Once the full seminar is edited and cut, break it down into a couple smaller pieces. This way, you can let the visitors who come to your site watch a specific piece (perhaps just a few minutes) to whet their appetite, and then they have to opt-in their information to see the full presentation. Any Web designer can structure something like this without any problems (and with hardly any cost to you). Doing this enables you to offer your seminar online 24 hours a day. And even if you hardly have any traffic to your site today, it is worth it
if just one person to look you up online, come to your site, watch the first two minutes of your presentation, want to see more, opt-in, and then answer the phone when you call the next day.
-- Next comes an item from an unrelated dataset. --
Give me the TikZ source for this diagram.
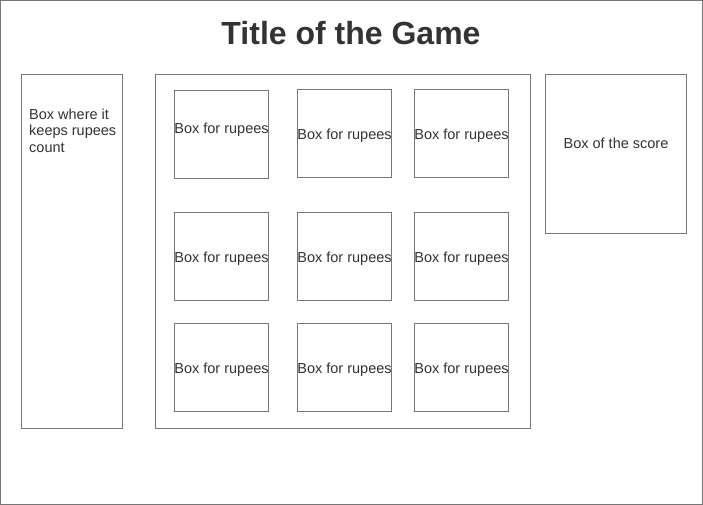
\documentclass[tikz,border=0pt]{standalone}
\usepackage{fontspec}
\setmainfont{Liberation Sans}
\definecolor{linegray}{HTML}{777777}
\definecolor{textgray}{HTML}{333333}
\tikzset{
  frame/.style={draw=linegray, line width=1pt, fill=white, inner sep=0pt, outer sep=0pt, anchor=north west},
  lbl/.style={text=textgray, font=\fontsize{14.5}{16.5}\selectfont, inner sep=0pt},
  rupee/.style={frame, minimum width=94pt, minimum height=88pt}
}
\begin{document}
\begin{tikzpicture}[x=1pt,y=-1pt]
\useasboundingbox (0,0) rectangle (703,505);
\node[frame, minimum width=702pt, minimum height=503.5pt] (outer) at (0.5,0.5) {};
\node[text=textgray, font=\fontsize{32}{38}\selectfont\bfseries, inner sep=0pt] (title) at (351,33) {Title of the Game};
% left box
\node[frame, minimum width=101pt, minimum height=354pt] (left) at (21.5,74.5) {};
\node[lbl, anchor=north west, align=left] (lefttext) at (29,108.5) {Box where it\\keeps rupees\\count};
% middle container
\node[frame, minimum width=375pt, minimum height=354pt] (mid) at (155.5,74.5) {};
% right box
\node[frame, minimum width=141pt, minimum height=159pt] (score) at (545.5,74.5) {};
\node[lbl] (scoretext) at (616,143.5) {Box of the score};
% rupee boxes
\node[rupee] (r11) at (174.5,90.5) {};
\node[rupee] (r12) at (297.5,89.5) {};
\node[rupee] (r13) at (414.5,89.5) {};
\node[rupee] (r21) at (174.5,212.5) {};
\node[rupee] (r22) at (297.5,212.5) {};
\node[rupee] (r23) at (414.5,212.5) {};
\node[rupee] (r31) at (174.5,323.5) {};
\node[rupee] (r32) at (297.5,323.5) {};
\node[rupee] (r33) at (414.5,323.5) {};
\node[lbl] (t11) at ([yshift=4.5pt]r11.center) {Box for rupees};
\node[lbl] (t12) at ([yshift=-2.5pt]r12.center) {Box for rupees};
\node[lbl] (t13) at ([yshift=-2.5pt]r13.center) {Box for rupees};
\node[lbl] (t21) at ([yshift=-2.5pt]r21.center) {Box for rupees};
\node[lbl] (t22) at ([yshift=-2.5pt]r22.center) {Box for rupees};
\node[lbl] (t23) at ([yshift=-2.5pt]r23.center) {Box for rupees};
\node[lbl] (t31) at ([yshift=-2.5pt]r31.center) {Box for rupees};
\node[lbl] (t32) at ([yshift=-2.5pt]r32.center) {Box for rupees};
\node[lbl] (t33) at ([yshift=-2.5pt]r33.center) {Box for rupees};
\end{tikzpicture}
\end{document}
Do you think your chances of closing that prospect or referral go up or down when you speak to them the first time after they have already seen your powerful presentation and had the chance to see and hear you a little more as a person? You're darn right; the chances of closing go up. You are halfway to making a new client on your first phone call. This kind of online marketing can turn you into a real person, and in some cases, it can even turn you into a celebrity. Don’t ever underestimate the power of video. We have watched video change the world we live in, how we get our news, how we connect with musicians, how we like to be educated, how we entertain
ourselves, and even how we find "how to" material.
Video may or may not kill the traditional seminar star. Heck, it might even have an impact on today’s advisor radio stars (as the original song implied). But one thing I do know is that the only advisors who aren’t wondering (or complaining) about where their growth is going to come from in 2014 and beyond are the ones using digital marketing in their practice. Their biggest concerns right now are how to replicate themselves and how to best capitalize on this marketing shift. This can be you, too. Don’t be left behind.
Finally, let me ask my message a different way. Assume that my entire article was cut down to the following question.
If I could show you a way to do fewer (or the same amount of) actual workshop seminars, which means:
Would you be interested?
- Paying for fewer venues and meals
- Enduring fewer headaches, less stress, and fewer nights presenting the same pitch over and over again
- Having more prospects actually watch your seminar each year, even when you are on vacation and meeting with other prospects and clients
- Working smarter
- Earning more net profit to your practice
If you have a good story tell to the world and someone offers you a larger stage or platform to tell it, then by all means, do it. Don’t keep
a powerful message all to yourself or just to a small group. The retirement nation wants to hear from you. See you in the future!